> PROBLEM REQUIREMENTS: Write every line out verbatim and omit the pictures.

> DATA EXTRACT:
#####

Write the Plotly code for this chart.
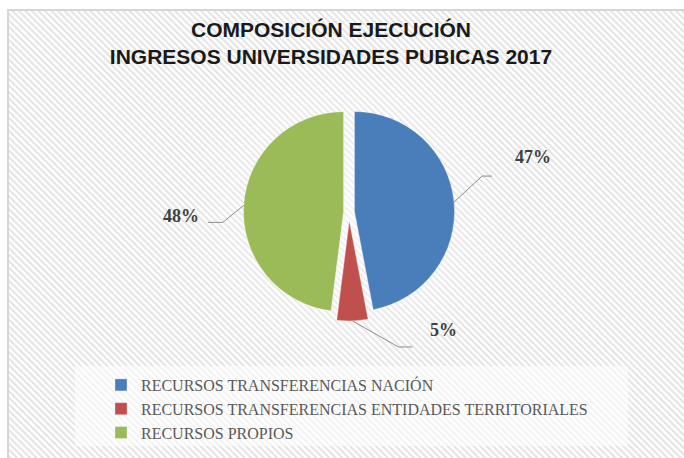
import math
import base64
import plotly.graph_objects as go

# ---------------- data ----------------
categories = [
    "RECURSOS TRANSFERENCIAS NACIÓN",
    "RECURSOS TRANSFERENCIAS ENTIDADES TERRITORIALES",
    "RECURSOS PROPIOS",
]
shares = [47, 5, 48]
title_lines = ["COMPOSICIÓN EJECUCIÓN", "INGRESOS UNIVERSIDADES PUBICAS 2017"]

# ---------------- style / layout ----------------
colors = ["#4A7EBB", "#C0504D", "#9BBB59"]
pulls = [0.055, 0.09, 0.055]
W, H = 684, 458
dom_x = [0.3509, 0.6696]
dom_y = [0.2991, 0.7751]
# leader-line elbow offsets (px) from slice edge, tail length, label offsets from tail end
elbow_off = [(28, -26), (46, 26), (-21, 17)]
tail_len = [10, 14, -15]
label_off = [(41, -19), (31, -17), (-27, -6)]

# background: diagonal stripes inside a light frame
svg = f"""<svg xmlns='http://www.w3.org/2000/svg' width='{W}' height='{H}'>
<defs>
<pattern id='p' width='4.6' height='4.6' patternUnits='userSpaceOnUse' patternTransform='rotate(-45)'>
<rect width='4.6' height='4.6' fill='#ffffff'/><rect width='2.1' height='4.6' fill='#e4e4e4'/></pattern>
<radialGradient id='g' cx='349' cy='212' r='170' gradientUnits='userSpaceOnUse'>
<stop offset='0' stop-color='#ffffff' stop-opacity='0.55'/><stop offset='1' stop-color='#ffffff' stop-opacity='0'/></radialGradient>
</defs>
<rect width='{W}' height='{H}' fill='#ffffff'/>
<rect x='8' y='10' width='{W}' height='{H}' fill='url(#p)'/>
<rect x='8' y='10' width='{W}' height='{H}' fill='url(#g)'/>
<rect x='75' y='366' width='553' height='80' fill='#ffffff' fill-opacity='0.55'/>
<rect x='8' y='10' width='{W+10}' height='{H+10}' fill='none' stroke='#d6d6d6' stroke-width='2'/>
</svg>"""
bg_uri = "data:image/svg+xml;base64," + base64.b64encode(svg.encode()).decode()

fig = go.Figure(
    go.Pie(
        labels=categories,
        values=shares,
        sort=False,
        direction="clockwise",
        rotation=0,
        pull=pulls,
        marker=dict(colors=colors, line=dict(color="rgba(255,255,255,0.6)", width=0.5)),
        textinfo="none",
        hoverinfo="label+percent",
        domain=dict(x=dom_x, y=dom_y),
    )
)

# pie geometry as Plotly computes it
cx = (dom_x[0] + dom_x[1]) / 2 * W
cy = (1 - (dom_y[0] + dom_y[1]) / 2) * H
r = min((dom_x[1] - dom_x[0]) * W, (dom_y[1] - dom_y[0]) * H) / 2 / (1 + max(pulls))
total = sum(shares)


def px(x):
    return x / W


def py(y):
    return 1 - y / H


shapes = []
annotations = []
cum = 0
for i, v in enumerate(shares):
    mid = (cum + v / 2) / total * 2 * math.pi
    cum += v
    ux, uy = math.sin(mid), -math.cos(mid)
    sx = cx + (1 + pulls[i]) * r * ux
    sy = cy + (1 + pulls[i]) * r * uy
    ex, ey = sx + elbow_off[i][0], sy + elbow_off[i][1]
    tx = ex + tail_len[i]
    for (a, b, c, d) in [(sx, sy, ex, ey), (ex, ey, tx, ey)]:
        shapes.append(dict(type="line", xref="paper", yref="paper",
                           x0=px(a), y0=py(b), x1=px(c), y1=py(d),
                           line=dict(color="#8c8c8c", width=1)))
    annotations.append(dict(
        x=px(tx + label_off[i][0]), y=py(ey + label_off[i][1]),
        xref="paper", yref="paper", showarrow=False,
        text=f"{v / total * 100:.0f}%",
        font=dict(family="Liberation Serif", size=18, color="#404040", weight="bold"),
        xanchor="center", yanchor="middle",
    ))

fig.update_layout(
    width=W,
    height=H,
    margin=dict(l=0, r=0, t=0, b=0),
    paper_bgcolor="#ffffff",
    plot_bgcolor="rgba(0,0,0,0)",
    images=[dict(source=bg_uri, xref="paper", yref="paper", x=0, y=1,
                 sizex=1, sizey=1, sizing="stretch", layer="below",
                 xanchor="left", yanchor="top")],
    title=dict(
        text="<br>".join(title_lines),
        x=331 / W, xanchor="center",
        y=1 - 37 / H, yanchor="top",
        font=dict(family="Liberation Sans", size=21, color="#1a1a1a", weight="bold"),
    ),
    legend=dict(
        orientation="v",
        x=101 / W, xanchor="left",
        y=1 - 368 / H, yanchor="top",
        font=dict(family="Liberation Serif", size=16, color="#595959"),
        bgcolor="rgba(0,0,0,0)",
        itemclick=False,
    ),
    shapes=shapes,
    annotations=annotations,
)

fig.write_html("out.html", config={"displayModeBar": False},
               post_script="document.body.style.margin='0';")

#####

> OUTPUT OF THE TASK:
Write the Plotly code for this chart.
import math
import base64
import plotly.graph_objects as go

# ---------------- data ----------------
categories = [
    "RECURSOS TRANSFERENCIAS NACIÓN",
    "RECURSOS TRANSFERENCIAS ENTIDADES TERRITORIALES",
    "RECURSOS PROPIOS",
]
shares = [47, 5, 48]
title_lines = ["COMPOSICIÓN EJECUCIÓN", "INGRESOS UNIVERSIDADES PUBICAS 2017"]

# ---------------- style / layout ----------------
colors = ["#4A7EBB", "#C0504D", "#9BBB59"]
pulls = [0.055, 0.09, 0.055]
W, H = 684, 458
dom_x = [0.3509, 0.6696]
dom_y = [0.2991, 0.7751]
# leader-line elbow offsets (px) from slice edge, tail length, label offsets from tail end
elbow_off = [(28, -26), (46, 26), (-21, 17)]
tail_len = [10, 14, -15]
label_off = [(41, -19), (31, -17), (-27, -6)]

# background: diagonal stripes inside a light frame
svg = f"""<svg xmlns='http://www.w3.org/2000/svg' width='{W}' height='{H}'>
<defs>
<pattern id='p' width='4.6' height='4.6' patternUnits='userSpaceOnUse' patternTransform='rotate(-45)'>
<rect width='4.6' height='4.6' fill='#ffffff'/><rect width='2.1' height='4.6' fill='#e4e4e4'/></pattern>
<radialGradient id='g' cx='349' cy='212' r='170' gradientUnits='userSpaceOnUse'>
<stop offset='0' stop-color='#ffffff' stop-opacity='0.55'/><stop offset='1' stop-color='#ffffff' stop-opacity='0'/></radialGradient>
</defs>
<rect width='{W}' height='{H}' fill='#ffffff'/>
<rect x='8' y='10' width='{W}' height='{H}' fill='url(#p)'/>
<rect x='8' y='10' width='{W}' height='{H}' fill='url(#g)'/>
<rect x='75' y='366' width='553' height='80' fill='#ffffff' fill-opacity='0.55'/>
<rect x='8' y='10' width='{W+10}' height='{H+10}' fill='none' stroke='#d6d6d6' stroke-width='2'/>
</svg>"""
bg_uri = "data:image/svg+xml;base64," + base64.b64encode(svg.encode()).decode()

fig = go.Figure(
    go.Pie(
        labels=categories,
        values=shares,
        sort=False,
        direction="clockwise",
        rotation=0,
        pull=pulls,
        marker=dict(colors=colors, line=dict(color="rgba(255,255,255,0.6)", width=0.5)),
        textinfo="none",
        hoverinfo="label+percent",
        domain=dict(x=dom_x, y=dom_y),
    )
)

# pie geometry as Plotly computes it
cx = (dom_x[0] + dom_x[1]) / 2 * W
cy = (1 - (dom_y[0] + dom_y[1]) / 2) * H
r = min((dom_x[1] - dom_x[0]) * W, (dom_y[1] - dom_y[0]) * H) / 2 / (1 + max(pulls))
total = sum(shares)


def px(x):
    return x / W


def py(y):
    return 1 - y / H


shapes = []
annotations = []
cum = 0
for i, v in enumerate(shares):
    mid = (cum + v / 2) / total * 2 * math.pi
    cum += v
    ux, uy = math.sin(mid), -math.cos(mid)
    sx = cx + (1 + pulls[i]) * r * ux
    sy = cy + (1 + pulls[i]) * r * uy
    ex, ey = sx + elbow_off[i][0], sy + elbow_off[i][1]
    tx = ex + tail_len[i]
    for (a, b, c, d) in [(sx, sy, ex, ey), (ex, ey, tx, ey)]:
        shapes.append(dict(type="line", xref="paper", yref="paper",
                           x0=px(a), y0=py(b), x1=px(c), y1=py(d),
                           line=dict(color="#8c8c8c", width=1)))
    annotations.append(dict(
        x=px(tx + label_off[i][0]), y=py(ey + label_off[i][1]),
        xref="paper", yref="paper", showarrow=False,
        text=f"{v / total * 100:.0f}%",
        font=dict(family="Liberation Serif", size=18, color="#404040", weight="bold"),
        xanchor="center", yanchor="middle",
    ))

fig.update_layout(
    width=W,
    height=H,
    margin=dict(l=0, r=0, t=0, b=0),
    paper_bgcolor="#ffffff",
    plot_bgcolor="rgba(0,0,0,0)",
    images=[dict(source=bg_uri, xref="paper", yref="paper", x=0, y=1,
                 sizex=1, sizey=1, sizing="stretch", layer="below",
                 xanchor="left", yanchor="top")],
    title=dict(
        text="<br>".join(title_lines),
        x=331 / W, xanchor="center",
        y=1 - 37 / H, yanchor="top",
        font=dict(family="Liberation Sans", size=21, color="#1a1a1a", weight="bold"),
    ),
    legend=dict(
        orientation="v",
        x=101 / W, xanchor="left",
        y=1 - 368 / H, yanchor="top",
        font=dict(family="Liberation Serif", size=16, color="#595959"),
        bgcolor="rgba(0,0,0,0)",
        itemclick=False,
    ),
    shapes=shapes,
    annotations=annotations,
)

fig.write_html("out.html", config={"displayModeBar": False},
               post_script="document.body.style.margin='0';")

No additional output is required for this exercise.